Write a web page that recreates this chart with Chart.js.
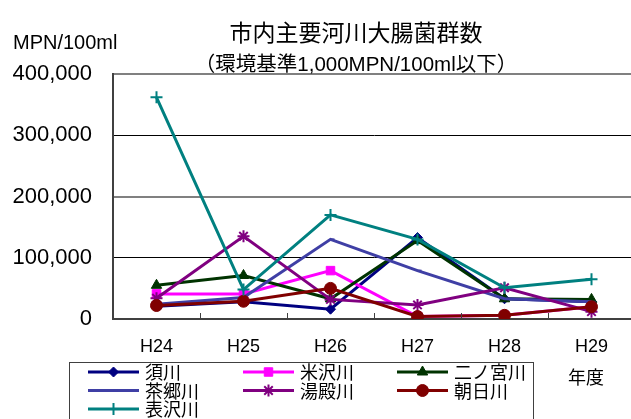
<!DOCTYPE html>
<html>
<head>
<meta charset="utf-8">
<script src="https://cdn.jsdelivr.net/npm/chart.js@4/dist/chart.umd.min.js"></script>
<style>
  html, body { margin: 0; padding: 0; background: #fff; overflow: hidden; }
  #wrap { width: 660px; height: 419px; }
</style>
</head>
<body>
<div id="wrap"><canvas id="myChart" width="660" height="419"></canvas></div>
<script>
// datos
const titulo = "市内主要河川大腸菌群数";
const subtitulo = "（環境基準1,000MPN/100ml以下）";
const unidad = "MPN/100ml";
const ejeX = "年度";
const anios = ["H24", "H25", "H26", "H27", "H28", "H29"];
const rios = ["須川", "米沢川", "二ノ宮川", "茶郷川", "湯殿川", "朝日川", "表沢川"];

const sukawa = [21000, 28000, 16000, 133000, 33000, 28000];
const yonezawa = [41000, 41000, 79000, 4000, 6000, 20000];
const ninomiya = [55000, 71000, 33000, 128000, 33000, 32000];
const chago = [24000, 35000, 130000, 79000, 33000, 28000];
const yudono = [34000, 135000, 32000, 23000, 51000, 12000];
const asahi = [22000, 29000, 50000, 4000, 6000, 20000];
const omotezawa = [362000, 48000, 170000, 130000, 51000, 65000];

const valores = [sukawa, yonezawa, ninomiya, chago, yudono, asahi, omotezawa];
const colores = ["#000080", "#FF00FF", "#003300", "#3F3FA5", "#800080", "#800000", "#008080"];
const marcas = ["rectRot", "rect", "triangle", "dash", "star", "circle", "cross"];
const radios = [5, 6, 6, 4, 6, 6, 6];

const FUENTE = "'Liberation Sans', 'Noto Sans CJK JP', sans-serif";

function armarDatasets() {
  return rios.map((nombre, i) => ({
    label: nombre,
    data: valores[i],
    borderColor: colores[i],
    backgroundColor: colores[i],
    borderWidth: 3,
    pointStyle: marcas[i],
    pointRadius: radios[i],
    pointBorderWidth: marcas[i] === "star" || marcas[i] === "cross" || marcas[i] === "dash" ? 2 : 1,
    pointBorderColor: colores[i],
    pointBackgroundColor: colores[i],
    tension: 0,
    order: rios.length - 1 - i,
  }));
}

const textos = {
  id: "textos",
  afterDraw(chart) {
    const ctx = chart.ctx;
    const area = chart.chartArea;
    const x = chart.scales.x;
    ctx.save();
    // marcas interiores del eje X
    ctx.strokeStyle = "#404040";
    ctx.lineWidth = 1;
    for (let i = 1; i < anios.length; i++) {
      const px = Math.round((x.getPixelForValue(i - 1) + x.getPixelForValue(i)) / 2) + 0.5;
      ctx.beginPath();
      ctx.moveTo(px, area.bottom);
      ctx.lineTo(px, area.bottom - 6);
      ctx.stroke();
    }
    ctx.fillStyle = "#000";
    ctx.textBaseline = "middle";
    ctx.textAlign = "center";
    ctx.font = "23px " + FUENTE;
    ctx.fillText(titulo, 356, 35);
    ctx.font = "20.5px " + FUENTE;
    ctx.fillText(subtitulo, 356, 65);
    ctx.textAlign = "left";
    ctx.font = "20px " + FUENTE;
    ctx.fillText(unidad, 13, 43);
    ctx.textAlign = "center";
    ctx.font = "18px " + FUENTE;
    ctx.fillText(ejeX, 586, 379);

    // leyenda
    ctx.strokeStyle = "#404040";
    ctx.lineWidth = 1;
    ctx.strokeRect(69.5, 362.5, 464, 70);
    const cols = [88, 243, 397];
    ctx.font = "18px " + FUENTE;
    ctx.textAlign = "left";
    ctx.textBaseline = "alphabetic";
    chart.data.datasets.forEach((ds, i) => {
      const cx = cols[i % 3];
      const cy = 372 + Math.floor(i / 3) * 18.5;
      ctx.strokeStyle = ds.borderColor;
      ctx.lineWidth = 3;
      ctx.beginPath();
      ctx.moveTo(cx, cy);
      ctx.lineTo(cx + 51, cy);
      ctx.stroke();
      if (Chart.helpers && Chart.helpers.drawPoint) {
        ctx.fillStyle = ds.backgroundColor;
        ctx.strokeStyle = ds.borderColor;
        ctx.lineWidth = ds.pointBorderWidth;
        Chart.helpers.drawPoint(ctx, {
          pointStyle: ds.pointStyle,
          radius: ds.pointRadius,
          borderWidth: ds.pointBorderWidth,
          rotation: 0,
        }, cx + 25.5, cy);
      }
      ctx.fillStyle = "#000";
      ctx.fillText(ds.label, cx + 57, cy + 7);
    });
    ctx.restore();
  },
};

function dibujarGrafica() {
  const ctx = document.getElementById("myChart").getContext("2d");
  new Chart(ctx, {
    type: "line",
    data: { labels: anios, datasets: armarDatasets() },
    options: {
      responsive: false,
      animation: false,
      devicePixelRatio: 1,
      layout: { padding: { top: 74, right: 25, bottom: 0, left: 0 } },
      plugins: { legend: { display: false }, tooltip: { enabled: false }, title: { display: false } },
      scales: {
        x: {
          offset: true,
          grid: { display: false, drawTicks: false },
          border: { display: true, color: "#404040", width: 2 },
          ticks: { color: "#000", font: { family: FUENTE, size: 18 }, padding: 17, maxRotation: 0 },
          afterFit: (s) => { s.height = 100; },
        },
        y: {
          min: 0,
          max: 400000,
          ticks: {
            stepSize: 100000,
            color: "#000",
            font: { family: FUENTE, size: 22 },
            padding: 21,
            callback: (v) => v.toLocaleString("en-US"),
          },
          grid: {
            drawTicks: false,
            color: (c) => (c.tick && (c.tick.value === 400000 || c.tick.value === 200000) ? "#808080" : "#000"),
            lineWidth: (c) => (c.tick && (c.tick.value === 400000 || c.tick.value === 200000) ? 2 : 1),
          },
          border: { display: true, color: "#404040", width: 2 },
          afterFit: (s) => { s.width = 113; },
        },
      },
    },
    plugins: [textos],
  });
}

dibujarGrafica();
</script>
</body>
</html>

---

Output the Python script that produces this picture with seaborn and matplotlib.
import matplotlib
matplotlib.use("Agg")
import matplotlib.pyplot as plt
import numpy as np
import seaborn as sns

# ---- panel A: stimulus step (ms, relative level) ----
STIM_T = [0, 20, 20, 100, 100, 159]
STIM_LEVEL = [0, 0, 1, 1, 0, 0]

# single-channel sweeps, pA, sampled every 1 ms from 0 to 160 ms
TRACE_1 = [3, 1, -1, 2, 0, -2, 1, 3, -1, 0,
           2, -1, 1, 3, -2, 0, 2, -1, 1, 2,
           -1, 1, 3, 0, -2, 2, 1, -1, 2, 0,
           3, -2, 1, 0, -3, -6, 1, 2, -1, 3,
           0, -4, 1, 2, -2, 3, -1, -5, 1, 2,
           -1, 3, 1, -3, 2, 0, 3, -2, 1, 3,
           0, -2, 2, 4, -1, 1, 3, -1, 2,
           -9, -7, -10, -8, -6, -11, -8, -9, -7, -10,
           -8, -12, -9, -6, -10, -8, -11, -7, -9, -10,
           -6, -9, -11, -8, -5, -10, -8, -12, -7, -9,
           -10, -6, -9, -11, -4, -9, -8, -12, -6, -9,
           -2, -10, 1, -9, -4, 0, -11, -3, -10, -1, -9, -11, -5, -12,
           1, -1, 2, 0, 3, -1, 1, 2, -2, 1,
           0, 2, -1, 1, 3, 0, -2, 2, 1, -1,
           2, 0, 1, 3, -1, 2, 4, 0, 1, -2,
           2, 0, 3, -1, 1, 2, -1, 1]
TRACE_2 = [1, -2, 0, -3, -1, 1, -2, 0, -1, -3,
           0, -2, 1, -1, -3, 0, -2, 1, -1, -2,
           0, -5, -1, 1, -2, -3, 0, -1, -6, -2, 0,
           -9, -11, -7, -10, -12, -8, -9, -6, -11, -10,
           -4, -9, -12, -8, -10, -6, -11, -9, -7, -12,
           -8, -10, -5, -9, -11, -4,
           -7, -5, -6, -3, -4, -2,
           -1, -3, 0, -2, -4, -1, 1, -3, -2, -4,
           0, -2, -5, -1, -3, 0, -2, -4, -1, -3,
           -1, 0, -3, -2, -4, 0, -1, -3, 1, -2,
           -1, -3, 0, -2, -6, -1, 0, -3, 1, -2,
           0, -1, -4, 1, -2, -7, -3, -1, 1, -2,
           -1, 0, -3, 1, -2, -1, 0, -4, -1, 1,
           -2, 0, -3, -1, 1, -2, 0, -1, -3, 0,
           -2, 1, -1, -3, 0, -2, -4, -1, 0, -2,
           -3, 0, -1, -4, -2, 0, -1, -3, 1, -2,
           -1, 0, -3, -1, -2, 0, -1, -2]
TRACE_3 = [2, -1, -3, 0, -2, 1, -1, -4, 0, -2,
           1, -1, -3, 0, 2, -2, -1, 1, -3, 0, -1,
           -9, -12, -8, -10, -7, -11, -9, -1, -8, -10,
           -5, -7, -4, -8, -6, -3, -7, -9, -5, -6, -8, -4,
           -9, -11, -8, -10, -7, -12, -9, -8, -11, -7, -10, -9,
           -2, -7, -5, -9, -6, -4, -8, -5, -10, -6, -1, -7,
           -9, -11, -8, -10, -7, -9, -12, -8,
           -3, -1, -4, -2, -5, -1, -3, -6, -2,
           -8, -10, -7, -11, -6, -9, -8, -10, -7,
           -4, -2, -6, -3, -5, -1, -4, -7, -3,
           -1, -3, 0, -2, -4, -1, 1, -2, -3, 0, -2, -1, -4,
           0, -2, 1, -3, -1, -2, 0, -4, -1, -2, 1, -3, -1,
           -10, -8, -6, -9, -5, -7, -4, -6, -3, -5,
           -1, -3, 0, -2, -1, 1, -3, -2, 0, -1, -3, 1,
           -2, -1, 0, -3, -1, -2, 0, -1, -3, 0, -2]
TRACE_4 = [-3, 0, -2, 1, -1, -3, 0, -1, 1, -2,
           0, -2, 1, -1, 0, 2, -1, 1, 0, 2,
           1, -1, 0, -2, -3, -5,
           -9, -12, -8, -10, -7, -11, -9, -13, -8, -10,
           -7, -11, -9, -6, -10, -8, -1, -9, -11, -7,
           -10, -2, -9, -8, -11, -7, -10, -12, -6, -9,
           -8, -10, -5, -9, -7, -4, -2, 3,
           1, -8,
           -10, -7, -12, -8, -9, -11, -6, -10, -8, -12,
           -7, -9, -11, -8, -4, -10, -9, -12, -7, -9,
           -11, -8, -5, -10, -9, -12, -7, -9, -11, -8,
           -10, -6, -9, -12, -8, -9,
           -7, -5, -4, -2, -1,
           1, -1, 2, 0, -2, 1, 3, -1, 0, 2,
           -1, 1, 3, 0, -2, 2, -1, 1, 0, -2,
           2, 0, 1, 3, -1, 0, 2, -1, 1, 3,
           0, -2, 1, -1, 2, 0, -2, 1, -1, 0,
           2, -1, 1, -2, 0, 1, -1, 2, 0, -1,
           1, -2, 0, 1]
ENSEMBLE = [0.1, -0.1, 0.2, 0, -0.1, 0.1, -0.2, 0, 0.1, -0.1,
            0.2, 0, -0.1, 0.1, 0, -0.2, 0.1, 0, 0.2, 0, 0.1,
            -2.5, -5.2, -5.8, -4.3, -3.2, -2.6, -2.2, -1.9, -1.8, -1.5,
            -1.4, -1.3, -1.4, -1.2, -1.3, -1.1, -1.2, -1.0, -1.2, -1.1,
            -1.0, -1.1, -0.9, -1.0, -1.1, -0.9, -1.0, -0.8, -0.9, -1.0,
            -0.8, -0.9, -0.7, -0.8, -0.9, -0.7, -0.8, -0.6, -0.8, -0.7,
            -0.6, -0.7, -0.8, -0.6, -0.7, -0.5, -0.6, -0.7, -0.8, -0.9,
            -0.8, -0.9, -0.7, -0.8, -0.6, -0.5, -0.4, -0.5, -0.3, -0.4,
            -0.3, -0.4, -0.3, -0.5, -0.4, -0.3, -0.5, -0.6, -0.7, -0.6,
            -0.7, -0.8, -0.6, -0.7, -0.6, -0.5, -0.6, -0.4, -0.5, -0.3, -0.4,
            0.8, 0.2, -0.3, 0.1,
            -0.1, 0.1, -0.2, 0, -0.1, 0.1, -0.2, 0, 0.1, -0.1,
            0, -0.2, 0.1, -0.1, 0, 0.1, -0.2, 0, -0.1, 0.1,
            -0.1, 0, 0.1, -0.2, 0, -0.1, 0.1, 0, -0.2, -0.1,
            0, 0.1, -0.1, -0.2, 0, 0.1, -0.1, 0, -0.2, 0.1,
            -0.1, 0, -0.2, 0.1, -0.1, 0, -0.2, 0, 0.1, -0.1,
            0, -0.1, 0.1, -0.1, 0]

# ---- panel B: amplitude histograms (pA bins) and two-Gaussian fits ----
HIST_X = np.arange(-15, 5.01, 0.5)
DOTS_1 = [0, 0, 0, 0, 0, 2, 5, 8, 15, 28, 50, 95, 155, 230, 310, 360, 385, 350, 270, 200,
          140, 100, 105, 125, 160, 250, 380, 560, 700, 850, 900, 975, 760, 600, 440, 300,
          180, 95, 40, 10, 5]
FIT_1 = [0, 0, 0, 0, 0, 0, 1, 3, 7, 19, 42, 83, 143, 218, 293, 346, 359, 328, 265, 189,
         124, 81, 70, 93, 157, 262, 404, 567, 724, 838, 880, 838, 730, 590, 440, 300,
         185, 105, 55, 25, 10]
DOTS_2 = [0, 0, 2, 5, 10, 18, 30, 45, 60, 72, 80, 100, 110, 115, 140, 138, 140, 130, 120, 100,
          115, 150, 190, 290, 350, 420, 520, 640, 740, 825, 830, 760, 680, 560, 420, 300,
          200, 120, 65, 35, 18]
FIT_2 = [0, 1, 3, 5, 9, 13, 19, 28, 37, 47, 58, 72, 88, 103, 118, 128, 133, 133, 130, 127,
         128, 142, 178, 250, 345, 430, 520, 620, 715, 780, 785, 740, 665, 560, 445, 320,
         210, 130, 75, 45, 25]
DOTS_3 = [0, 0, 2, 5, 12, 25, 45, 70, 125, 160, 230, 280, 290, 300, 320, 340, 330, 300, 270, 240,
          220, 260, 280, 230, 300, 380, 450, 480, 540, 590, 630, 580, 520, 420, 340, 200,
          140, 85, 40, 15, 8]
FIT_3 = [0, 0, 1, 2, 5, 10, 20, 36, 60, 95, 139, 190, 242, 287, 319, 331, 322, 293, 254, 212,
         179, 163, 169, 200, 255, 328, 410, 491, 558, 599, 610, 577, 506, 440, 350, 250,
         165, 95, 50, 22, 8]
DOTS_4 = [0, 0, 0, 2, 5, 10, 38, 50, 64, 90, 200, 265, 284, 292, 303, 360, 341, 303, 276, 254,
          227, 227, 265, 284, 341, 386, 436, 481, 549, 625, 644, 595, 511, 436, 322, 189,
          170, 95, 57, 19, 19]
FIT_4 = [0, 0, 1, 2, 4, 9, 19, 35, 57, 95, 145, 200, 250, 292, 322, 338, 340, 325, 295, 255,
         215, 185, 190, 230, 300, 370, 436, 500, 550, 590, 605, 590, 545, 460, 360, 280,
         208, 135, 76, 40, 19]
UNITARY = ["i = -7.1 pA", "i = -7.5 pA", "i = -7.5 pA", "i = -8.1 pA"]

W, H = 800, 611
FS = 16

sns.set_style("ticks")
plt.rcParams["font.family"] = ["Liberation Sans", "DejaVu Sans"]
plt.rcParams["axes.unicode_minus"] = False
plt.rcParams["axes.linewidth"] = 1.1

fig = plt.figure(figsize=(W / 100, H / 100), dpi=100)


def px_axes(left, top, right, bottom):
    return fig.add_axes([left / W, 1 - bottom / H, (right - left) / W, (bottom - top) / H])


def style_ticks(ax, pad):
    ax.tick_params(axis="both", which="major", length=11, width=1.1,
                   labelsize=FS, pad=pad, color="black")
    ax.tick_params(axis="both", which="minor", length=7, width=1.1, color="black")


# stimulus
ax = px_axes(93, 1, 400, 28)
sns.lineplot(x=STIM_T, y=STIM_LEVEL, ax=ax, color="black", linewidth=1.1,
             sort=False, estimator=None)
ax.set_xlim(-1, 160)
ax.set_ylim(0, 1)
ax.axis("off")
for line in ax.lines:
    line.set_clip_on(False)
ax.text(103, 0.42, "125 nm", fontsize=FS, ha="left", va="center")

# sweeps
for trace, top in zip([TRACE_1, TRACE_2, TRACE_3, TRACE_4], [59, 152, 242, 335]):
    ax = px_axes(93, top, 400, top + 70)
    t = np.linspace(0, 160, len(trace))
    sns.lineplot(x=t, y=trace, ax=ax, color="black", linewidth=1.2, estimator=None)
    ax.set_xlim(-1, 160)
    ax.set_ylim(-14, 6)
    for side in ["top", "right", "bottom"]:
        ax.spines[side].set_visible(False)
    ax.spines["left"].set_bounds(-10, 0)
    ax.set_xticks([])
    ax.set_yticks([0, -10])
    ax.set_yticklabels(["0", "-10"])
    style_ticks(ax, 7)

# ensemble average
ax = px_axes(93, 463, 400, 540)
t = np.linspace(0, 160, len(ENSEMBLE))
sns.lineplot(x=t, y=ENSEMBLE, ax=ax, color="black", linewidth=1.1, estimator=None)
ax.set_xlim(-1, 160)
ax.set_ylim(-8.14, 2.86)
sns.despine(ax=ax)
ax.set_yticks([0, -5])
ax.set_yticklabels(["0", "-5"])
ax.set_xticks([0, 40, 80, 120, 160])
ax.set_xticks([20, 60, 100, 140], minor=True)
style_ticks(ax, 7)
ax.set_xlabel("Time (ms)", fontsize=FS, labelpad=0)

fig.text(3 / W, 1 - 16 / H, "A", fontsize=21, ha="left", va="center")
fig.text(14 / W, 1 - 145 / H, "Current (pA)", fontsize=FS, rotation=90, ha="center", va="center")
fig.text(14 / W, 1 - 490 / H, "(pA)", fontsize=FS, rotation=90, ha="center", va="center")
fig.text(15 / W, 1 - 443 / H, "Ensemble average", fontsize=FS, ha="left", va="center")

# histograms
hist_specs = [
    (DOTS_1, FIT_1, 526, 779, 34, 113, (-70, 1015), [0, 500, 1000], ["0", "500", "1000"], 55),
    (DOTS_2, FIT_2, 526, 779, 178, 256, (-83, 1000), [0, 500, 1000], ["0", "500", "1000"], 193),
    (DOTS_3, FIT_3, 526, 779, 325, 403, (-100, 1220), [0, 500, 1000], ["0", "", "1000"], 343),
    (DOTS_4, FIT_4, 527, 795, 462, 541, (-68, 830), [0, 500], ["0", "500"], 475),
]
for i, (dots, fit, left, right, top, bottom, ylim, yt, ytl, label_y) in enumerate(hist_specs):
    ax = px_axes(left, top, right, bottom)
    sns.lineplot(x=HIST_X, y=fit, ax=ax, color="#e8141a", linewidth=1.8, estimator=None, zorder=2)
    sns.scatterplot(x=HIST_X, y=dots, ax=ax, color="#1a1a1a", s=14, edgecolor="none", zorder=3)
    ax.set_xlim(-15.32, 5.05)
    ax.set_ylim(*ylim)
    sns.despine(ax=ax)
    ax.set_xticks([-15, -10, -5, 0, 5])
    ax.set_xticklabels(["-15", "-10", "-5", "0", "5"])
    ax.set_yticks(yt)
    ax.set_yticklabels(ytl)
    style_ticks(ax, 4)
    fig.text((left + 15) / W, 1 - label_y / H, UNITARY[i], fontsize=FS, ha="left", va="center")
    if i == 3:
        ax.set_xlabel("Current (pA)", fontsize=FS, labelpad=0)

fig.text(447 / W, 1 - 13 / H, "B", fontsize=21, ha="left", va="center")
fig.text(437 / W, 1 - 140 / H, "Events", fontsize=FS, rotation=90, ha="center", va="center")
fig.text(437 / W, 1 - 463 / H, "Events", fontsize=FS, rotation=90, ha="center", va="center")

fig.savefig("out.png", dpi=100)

---

Print only the run of lines that begins with the line containing "Output the Python" and ends with the line containing "STIM_LEVEL = [0, 0, 1, 1, 0, 0]", both included, exactly as they read.

Output the Python script that produces this picture with seaborn and matplotlib.
import matplotlib
matplotlib.use("Agg")
import matplotlib.pyplot as plt
import numpy as np
import seaborn as sns

# ---- panel A: stimulus step (ms, relative level) ----
STIM_T = [0, 20, 20, 100, 100, 159]
STIM_LEVEL = [0, 0, 1, 1, 0, 0]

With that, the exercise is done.